I don't have a dog in this hunt, I don't care who owns the lands, whether or not they are the product of accretion while you seem to be invested in the conclusion that there is no way the Lot owners can possibly have a valid claim. The actual argument we seem to be having is...
Me: "These are the hypotheses to work from, and this is the research you need to do to verify whether each is true or false. If each proves to be true, or isn't proven false, the Lot owner would seem to have better claim. If any are proven false, the Lot owner has no claim based on written title and littoral principles and the Town may have a valid claim."

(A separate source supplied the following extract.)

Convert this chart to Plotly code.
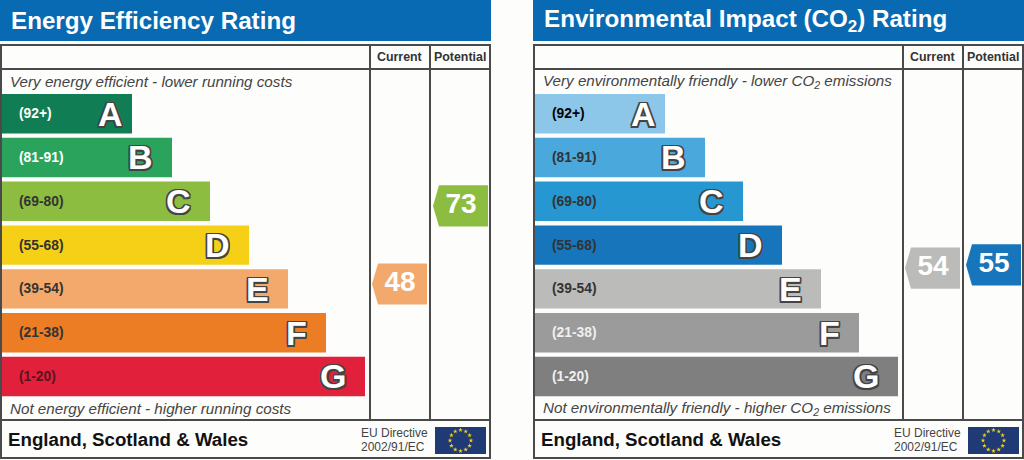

You: "Deeds don't mention the ocean, so just assume that the land was never waterfront. It doesn't matter that the Lot owner believes they have a claim on accretions. No point in even looking into the possibility. Doesn't matter whether or not Town has a basis in written title, they serve 'the public', and since we're giving no credence to the Lot owner's belief that the lands were accreted, just assume that the Town owns it. No research needed. Tell client to pound sand and move on to easier jobs."
I'm not sure what you are basing your advice on, but boundaries, primarily water boundaries is the totality of my job. After nearly 30 years of surveying, I knew the basics of water boundaries pretty well, but after 9 years on this job, I've learned more about water boundaries than I ever thought existed. I'm not "the expert" in the nation on boundaries or on water boundaries, but I know plenty enough to be able to suggest that this is a thread in which you would do well to be trying to do more learning and less arguing.
When and if the State this location is in is given and someone can come along and discuss the law specific to that state, then I will be following and possibly asking questions to learn. I won't be tossing around "what ifs" with no foundation in an attempt to trip up that person to prove how smart I am.
If I read the intent of your posts incorrectly, I apologize. I'm a bit cranky these days, making my patience a bit thin and my normally sweet & cuddly disposition a bit more ragged and bitter.